第七条 天皇は、内閣の補佐と同意により、国民のために、左の国務を行ふ。
一 憲法改正、法律、政令及び条約を公布すること。
二 国会を召集すること。
三 衆議院を解散すること。
四 国会議員の総選挙の施行を公示すること。
五 国務大臣及び法律の定めるその他の官吏の任免並びに全権委任状及び大使及び公使の信任状を認証すること。
六 大赦、特赦、減刑、刑の執行の免除及び復権を認証すること。
七 栄典を授与すること。
八 批准書及び法律の定めるその他の外交文書を認証すること。
九 外国の大使及び公使を接受すること。
十 儀式を行ふこと。
第八条 皇室に財産を譲り渡し、又は皇室が、財産を譲り受け、若しくは賜与することは、国会の議決に基かなければならない。

第二章 戦争の抛棄
第九条 国の主権の発動たる戦争と、武力による威嚇又は武力の行使は、他国との間の紛争の解決の手段としては、永久にこれを抛棄する。
陸海空軍その他の戦力の保持は、許されない。
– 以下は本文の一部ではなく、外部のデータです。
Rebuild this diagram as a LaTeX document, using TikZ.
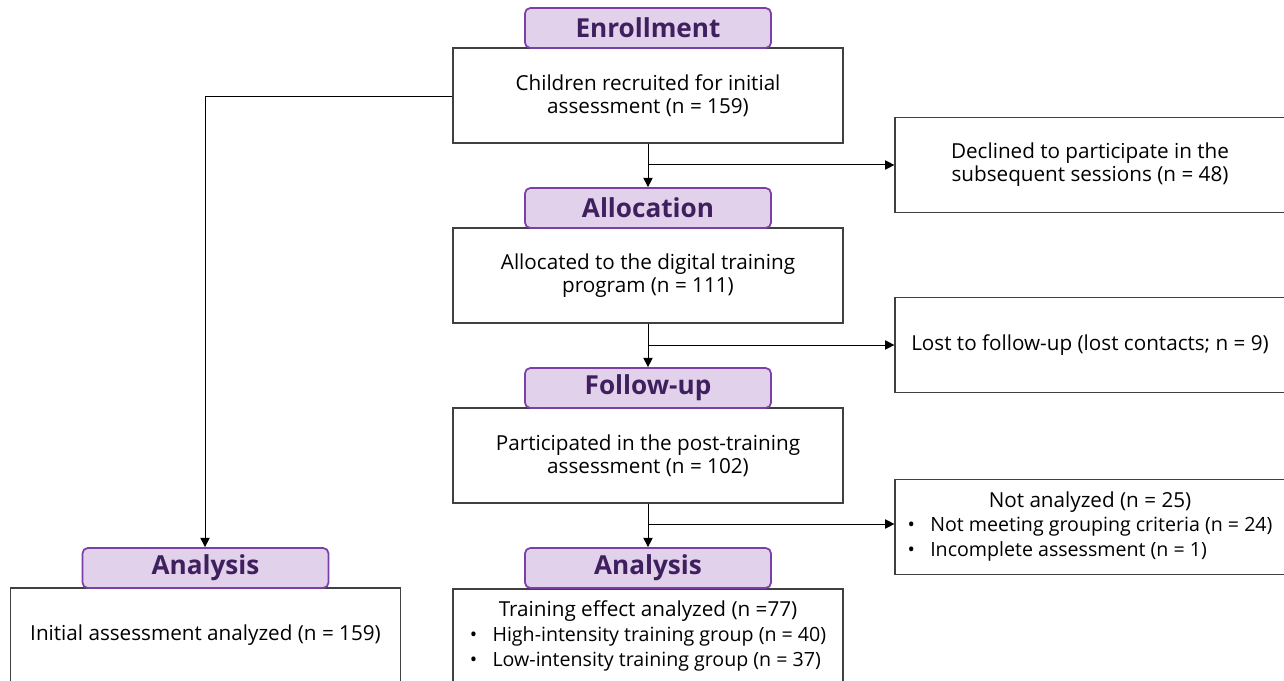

国の交戦権は、認められない。
第三章 国民の権利及び義務
第十条 国民は、すべての基本的人権の享有を妨げられない。この憲法が国民に保障する基本的人権は、侵すことのできない永久の権利として、現在及び将来の国民に与へられる。
第十一条 この憲法が国民に保障する自由及び権利は、国民の不断の努力によつて、これを保持しなければならない。又、国民は、これを濫用してはならぬのであつて、常に公共の福祉のためにこれを利用する責任を負ふ。
第十二条 すべて国民は、個人として尊重される。生命、自由及び幸福追求に対する国民の権利については、公共の福祉に反しない限り、立法その他の国政の上で、最大の尊重を必要とする。
(以下略)

 

3月6日の「憲法改正草案要綱」発表とこれに対するマッカーサーの支持声明は、米国政府にとって寝耳に水であった。

また、極東委員会からマッカーサーが権限を逸脱したとの批判が巻き起こった。

だが、マッカーサーの意思は堅かった。